News articles contain everything, from emerging trends in disparate industries and recent findings/announcements/declarations (and their effects on citizens and businesses) to opinion pieces by experts. When harnessed and integrated into businesses’ decision-making processes, news can be a key contributor to competitive advantages. This highlights the importance of news scraping.
Table of Contents
What is News Scraping?
News scraping refers to the use of bots/programs to automatically retrieve news updates from news aggregator sites, news websites, or results displayed on search engines’ news tab. News scraping is a subcategory of web scraping, which refers to the automated extraction of public data from websites.
News articles cover a flurry of topics that provide insights into industries. For instance, they may contain opinions or comments from experts. Alternatively, they may summarize findings from groundbreaking research. Companies that extract such information and subsequently integrate it into their decision-making benefit greatly.
Benefits of News Scraping
But how exactly will such businesses benefit? Well, the advantages of news scraping include:
- News articles provide up-to-date, verified, and reliable data on recent happenings;
- News pieces contain summaries of emerging trends that, when pieced together, describe the expected direction of whole industries;
- News scraping helps businesses identify and mitigate against risks;
- It enables companies to be on top of regulatory changes, thus enhancing compliance;
- News articles discussing best industry practices or deficiencies in a given industry provide information that is integral to improving operations;
- Reputation monitoring: businesses can extract data from news websites to establish what news outlets have been writing about them; this way, they can identify any negative press and immediately react, thus protecting their reputation;
- News scraping offers insights into the industry standards as regards content writing, i.e., the phrasing, styles, and language used for certain target audiences; with this information, businesses can tailor their content to conform to the standards, thus enabling them to better target and address their target audiences;
- Content strategy improvement: company websites often include links to recent media coverages, meaning that by undertaking news scraping, you could identify the type of content your competitors’ post and, with this information, you could improve your website’s content strategy;
- Public relations: usually, news outlets derive their content from public relations sources such as press releases. In this regard, news scraping enables you as a business owner to pay attention to articles about your competitors, allowing you to extract tips and best practices that could make your efforts at getting more comprehensive media coverage more successful.
News Scraping Process
As stated, news scraping entails using a bot to extract data from news websites. It involves making HTTP requests, which prompt the news websites’ servers to send HTML code files containing the content. The bot, known as a scraper, then parses the file, a process that converts the unstructured data to a structured format that can be read and understood by humans. Finally, the scraper saves the structured data in a .CSV or JSON file.

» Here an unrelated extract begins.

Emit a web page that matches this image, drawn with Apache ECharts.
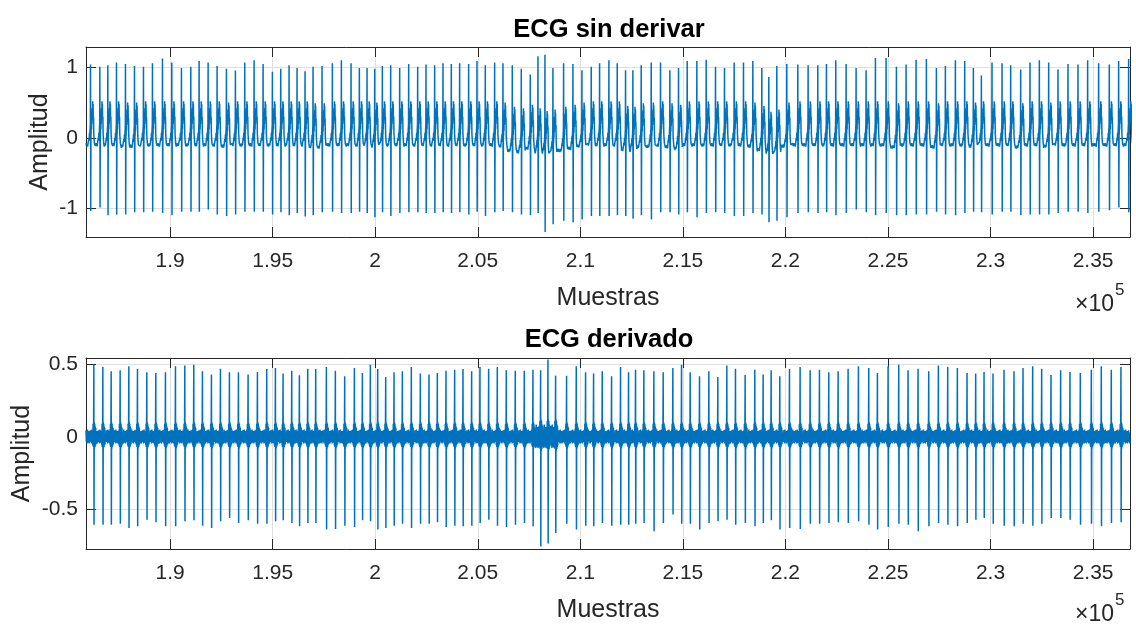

However, given that there are thousands, if not millions, of news websites, it may prove challenging to identify all of them and subsequently extract valuable data from each. Fortunately, bots known as web crawlers can help remedy the situation. So, what is a web crawler?
What is a web crawler?
A web crawler is a bot that discovers new websites and web pages by following links embedded in an initial group of known web pages. Next, the bot, also referred to as a spider, goes through the content in the newly discovered web pages to identify embedded links and collect the data therein for storage. Finally, it archives the data in databases known as indexes for future retrieval. Check this blog post to learn more about web crawlers.
These steps describe a process known as web crawling, which is, in fact, central to how news aggregator sites discover news content.
Role of web crawlers in news scraping
Spiders help identify news websites by following links. They also store the data, such as URLs, important words (keywords), and meta descriptions, for future retrieval. This means that in the event a business needs to scrape the internet for news articles, the crawler will already have a database of news-oriented URLs from which to commence the web crawling exercise.
The scrapers then take over from the crawlers. The scrapers’ role, therefore, solely entails extracting data from the identified news websites. This arrangement ensures that the news scraping initiative covers the greatest number of sites possible – crawlers guarantee that the data collected is comprehensive. In addition, the spiders also make news scraping fast and efficient. It is also worth noting that high-quality web crawlers include features, including proxies, CAPTCHA solvers, and more, that guarantee a high success rate.
News scraping holds numerous benefits for businesses. For instance, it improves content strategies, compliance, and public relations. It is also an avenue to monitor your reputation as well as identify and mitigate risks. That said, successful news scraping is mostly possible with the use of high-quality tools, one of which is a web crawler. Web crawlers ensure fast, comprehensive, and efficient news scraping.